On National Public Radio: Trying to discuss the problems with the Gun Violence Archive

Public Radio's Reveal Center for Investigative Reporting

National Public Radio did a report on Mark Bryant's Gun Violence Archive, where he collects cases of gun deaths and crimes.  But there is a reason we should rely on FBI and CDC data before we rely on what Bryant has put together.  You simply can’t use media reports to determine what happened in cases.  The FBI and CDC also has national standards that allow you to make sure that you are putting together similar cases.

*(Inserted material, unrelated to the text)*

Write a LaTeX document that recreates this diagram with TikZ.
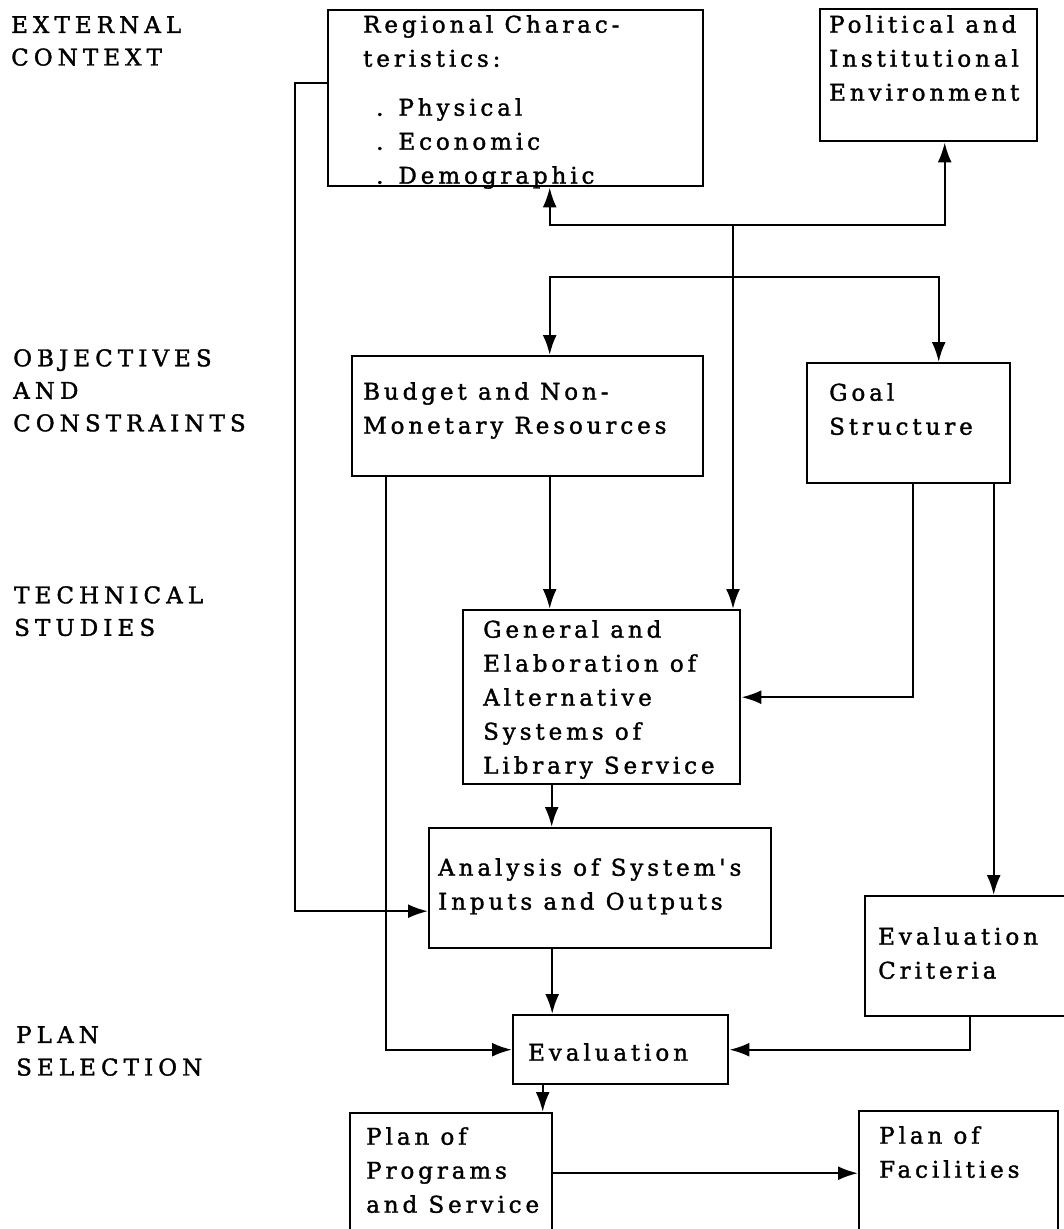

The discussion on this show of defensive gun uses is not very useful.  NPR had Bryant make his point first, a partial discussion by John Lott, and then Bryant's response.  Lott's point wasn't that all these cases aren’t reported to anyone.  Some aren’t, but what Lott had argued during the part of the interview that was edited out was two fold:
1) Media reports rarely cover cases where people use guns defensively.  If someone uses a gun defensively and the criminal runs away (as occurs in virtually all defensive gun uses), that is simply not going to be considered newsworthy even if it is reported to the newspaper.  If you believe media accounts actually get virtually all the defensive gun uses, you would have to believe that about 85% of the defensive gun uses end in the criminal being killed.  No one believes that.  It is just that those cases are more newsworthy than cases where the criminal is wounded.  Only a few percent of the cases seem to involve cases where no one is harmed. 

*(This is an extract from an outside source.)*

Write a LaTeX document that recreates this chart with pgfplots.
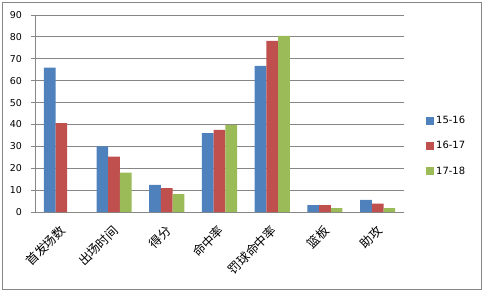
\documentclass[border=0pt]{standalone}
\usepackage{pgfplots}
\pgfplotsset{compat=1.18}
\usepackage{fontspec}
\setmainfont{DejaVu Sans}
\newfontfamily\cjk{Noto Sans CJK SC}
\definecolor{c1}{HTML}{4F81BD}
\definecolor{c2}{HTML}{C0504D}
\definecolor{c3}{HTML}{9BBB59}
\definecolor{gridc}{HTML}{868686}
\begin{document}
\begin{tikzpicture}[x=1bp,y=1bp]
\path[use as bounding box] (0,0) rectangle (483,291);
\draw[gridc, line width=0.8bp] (2,2) rectangle (481,289);
\begin{axis}[
  at={(35bp,79bp)}, anchor=south west,
  scale only axis, width=369bp, height=197bp,
  ybar=0pt, bar width=11.7bp,
  xmin=-0.5, xmax=6.5, ymin=0, ymax=90,
  ytick={0,10,...,90},
  xtick={0,...,6},
  xticklabels={首发场数,出场时间,得分,命中率,罚球命中率,篮板,助攻},
  minor xtick={-0.5,0.5,...,6.5},
  axis lines*=left,
  axis line style={gridc, -, line width=0.8bp},
  tick align=outside,
  major tick length=4bp, minor tick length=4bp,
  x tick style={draw=none},
  minor x tick style={gridc, line width=0.8bp},
  y tick style={gridc, line width=0.8bp},
  ymajorgrids,
  grid style={gridc, line width=0.8bp},
  /pgf/number format/assume math mode=true,
  yticklabel style={font=\fontsize{9.5}{11}\selectfont, inner sep=0pt, xshift=-9bp},
  xticklabel style={font=\cjk\fontsize{12.5}{14}\selectfont, xshift=2bp, yshift=-12bp, rotate=45, anchor=east, inner sep=0pt},
  legend style={draw=none, fill=none, at={(1.0596,0.335)}, anchor=west,
    font=\fontsize{10}{12}\selectfont, row sep=12.5bp, inner sep=0pt},
  legend cell align=left,
  legend image code/.code={\path[#1] (0bp,-4bp) rectangle (8bp,4bp);},
]
\addplot[fill=c1, draw=none] coordinates {(0,66) (1,30) (2,12.4) (3,36) (4,66.8) (5,3.2) (6,5.5)};
\addplot[fill=c2, draw=none] coordinates {(0,40.6) (1,25.3) (2,10.9) (3,37.5) (4,78.2) (5,3.2) (6,3.8)};
\addplot[fill=c3, draw=none] coordinates {(0,0) (1,18) (2,8.2) (3,39.8) (4,80.5) (5,1.8) (6,1.8)};
\legend{15-16,16-17,17-18}
\end{axis}
\end{tikzpicture}
\end{document}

2) There is no standard reporting for police even when they are told about DGUs.  There are no reporting forms for police.  Police do not report these cases to the FBI.  Justifiable homicides are in theory reported by the police to the FBI, but that data for civilians is even worse than it is for the police, and I suspect you have heard how horribly bad the police data is.
Bryant was inaccurate when he claimed that Lott said that concealed handgun laws in Chicago were responsible for the drop in violent crime after the law being in effect for just a month.  In fact, after the law had been in effect for a year-and-a-half Lott said "it is very doubtful that permitted concealed could have a significant impact on crime rates."